Viet Nam stabilizes fuel prices amid global energy turmoil and Middle East tensions
Viet Nam has managed to steady its domestic fuel market despite ongoing disruptions in global energy supplies. The government's mix of flexible pricing policies and diplomatic efforts has helped keep prices stable amid the Middle East conflict.
In early March, authorities introduced a more responsive fuel pricing system. Under the new rules, retail prices can adjust immediately if the base cost rises by 7% or more. This change came as the International Energy Agency warned that the Middle East crisis could push up global inflation and import costs.

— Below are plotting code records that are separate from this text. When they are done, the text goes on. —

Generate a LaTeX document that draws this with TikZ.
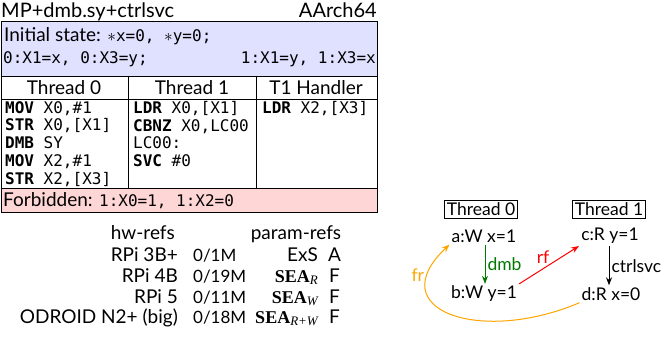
\documentclass[tikz,border=0pt]{standalone}
\usepackage{fontspec}
\setmainfont{Lato}
\setmonofont{DejaVu Sans Mono}
\newfontfamily\seafont{Liberation Serif}
\usepackage{xcolor}
\usetikzlibrary{arrows.meta,positioning}
\definecolor{initblue}{RGB}{224,224,255}
\definecolor{forbidpink}{RGB}{255,214,214}
\definecolor{dmbgreen}{RGB}{0,120,0}
\definecolor{frorange}{RGB}{255,165,0}

\newcommand{\op}[1]{\textbf{#1}}
\newcommand{\sea}[1]{{\fontsize{18}{18}\selectfont\seafont\bfseries SEA}\raisebox{-0.3ex}{\fontsize{13}{13}\selectfont\seafont\itshape #1}}

\begin{document}
\begin{tikzpicture}[x=1pt,y=-1pt,
    font=\fontsize{19}{21}\selectfont,
    >={Stealth[length=8pt,width=6pt]},
    thbox/.style={draw, line width=0.8pt, inner sep=2.5pt},
    ev/.style={inner sep=2pt},
    rel/.style={->, line width=1pt},
    codecol/.style={anchor=north west, inner sep=0, align=left,
        font=\ttfamily\fontsize{16}{17.8}\selectfont},
    res/.style={anchor=base west, inner sep=0, font=\fontsize{17}{19}\selectfont}]
    \useasboundingbox (0,0) rectangle (665,337);

    % Title line
    \node[anchor=base west, inner sep=0, font=\fontsize{20}{21}\selectfont] (title) at (1,18) {MP+dmb.sy+ctrlsvc};
    \node[anchor=base east, inner sep=0, font=\fontsize{20}{21}\selectfont] (arch) at (377,18) {AArch64};

    % Test box
    \fill[initblue] (1,22) rectangle (377,76);
    \fill[forbidpink] (1,188) rectangle (377,212);
    \draw[line width=0.8pt] (1,76) -- (377,76);
    \draw[line width=0.8pt] (1,99) -- (377,99);
    \draw[line width=0.8pt] (1,188) -- (377,188);
    \draw[line width=0.8pt] (128,76) -- (128,188);
    \draw[line width=0.8pt] (256,76) -- (256,188);
    \draw[line width=1pt] (1,22) rectangle (377,212);

    % Initial state
    \node[anchor=base west, inner sep=0] (init1) at (4,42)
        {Initial state: \texttt{\fontsize{16}{18}\selectfont$\ast$x=0, $\ast$y=0;}};
    \node[anchor=base west, inner sep=0, font=\ttfamily\fontsize{16}{18}\selectfont] (init2) at (3,64) {0:X1=x, 0:X3=y;};
    \node[anchor=base east, inner sep=0, font=\ttfamily\fontsize{16}{18}\selectfont] (init3) at (376,64) {1:X1=y, 1:X3=x};

    % Thread headers
    \node (h0) at (64,88) {Thread 0};
    \node (h1) at (192,88) {Thread 1};
    \node (h2) at (316,88) {T1 Handler};

    % Code
    \node[codecol] (code0) at (5,101)
        {\op{MOV} X0,\#1\\ \op{STR} X0,[X1]\\ \op{DMB} SY\\ \op{MOV} X2,\#1\\ \op{STR} X2,[X3]};
    \node[codecol] (code1) at (133,101)
        {\op{LDR} X0,[X1]\\ \op{CBNZ} X0,LC00\\ LC00:\\ \op{SVC} \#0};
    \node[codecol] (code2) at (262,101)
        {\op{LDR} X2,[X3]};

    % Forbidden
    \node[anchor=base west, inner sep=0] (forb) at (3,207)
        {Forbidden: \texttt{\fontsize{16}{18}\selectfont 1:X0=1, 1:X2=0}};

    % Results
    \node[anchor=base east, inner sep=0] (hw) at (175,239) {hw-refs};
    \node[anchor=base east, inner sep=0] (hw1) at (178,261) {RPi 3B+};
    \node[anchor=base east, inner sep=0] (hw2) at (178,282) {RPi 4B};
    \node[anchor=base east, inner sep=0] (hw3) at (178,303) {RPi 5};
    \node[anchor=base east, inner sep=0] (hw4) at (178,323) {ODROID N2+ (big)};
    \node[res] (r1) at (193,261) {0/1M};
    \node[res] (r2) at (193,282) {0/19M};
    \node[res] (r3) at (193,303) {0/11M};
    \node[res] (r4) at (193,323) {0/18M};
    \node[anchor=base, inner sep=0] (pr) at (296,239) {param-refs};
    \node[anchor=base east, inner sep=0] (p1) at (318,261) {ExS};
    \node[anchor=base east, inner sep=0] (p2) at (318,282) {\sea{R}};
    \node[anchor=base east, inner sep=0] (p3) at (318,303) {\sea{W}};
    \node[anchor=base east, inner sep=0] (p4) at (318,323) {\sea{R+W}};
    \node[anchor=base west, inner sep=0] (v1) at (328,261) {A};
    \node[anchor=base west, inner sep=0] (v2) at (329,282) {F};
    \node[anchor=base west, inner sep=0] (v3) at (329,303) {F};
    \node[anchor=base west, inner sep=0] (v4) at (329,323) {F};

    % Execution graph
    \begin{scope}[font=\fontsize{17.5}{19}\selectfont]
    \node[thbox] (t0) at (481,209) {Thread 0};
    \node[thbox] (t1) at (609,209) {Thread 1};
    \node[ev] (a) at (484,236) {a:W x=1};
    \node[ev] (b) at (484,294) {b:W y=1};
    \node[ev] (c) at (610,236) {c:R y=1};
    \node[ev] (d) at (611,294) {d:R x=0};

    \draw[rel, dmbgreen] (a.south -| 485,0) -- node[right, inner sep=2pt] {dmb} (b.north -| 485,0);
    \draw[rel] (c.south -| 609,0) -- node[right, inner sep=2pt] {ctrlsvc} (d.north -| 609,0);
    \draw[rel, red] (b.north east) -- node[pos=0.4, above=1pt] {rf} (c.south west);
    \draw[rel, frorange] (d.south west) .. controls (480,345) and (380,310) .. (a.south west)
        node[pos=0.83, left] {fr};
    \end{scope}
\end{tikzpicture}
\end{document}
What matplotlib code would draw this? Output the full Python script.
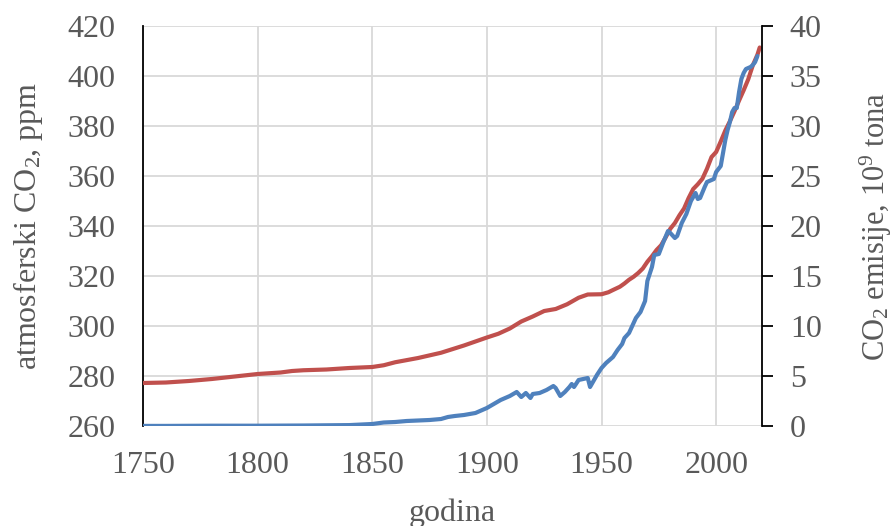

The country has also reactivated its fuel price stabilisation fund, which now holds over VNĐ5.6 trillion (US$212.5 million). Alongside this, the Ministry of Finance proposed cutting the environmental protection tax on gasoline and diesel by half to ease pressure on retail prices. On the supply side, Viet Nam's two major refineries—Dung Quat and Nghi Son—are running smoothly. Dung Quat boosted output by 10.5% and secured enough feedstock to last until early May. Nghi Son, meanwhile, has sufficient materials to operate through April. Together, these refineries meet around 68% of domestic demand. To further secure energy supplies, the government has intensified diplomatic efforts. In the past four weeks, officials held talks with Russia on March 23 to discuss nuclear power cooperation and broader energy ties. A week earlier, on March 10, Viet Nam engaged with the UAE to strengthen energy security support.
The combined measures have kept Viet Nam's gasoline prices close to regional averages and lower than in some neighbouring countries. With stable refinery output, a well-funded stabilisation fund, and ongoing energy diplomacy, the country aims to maintain supply security in the coming months.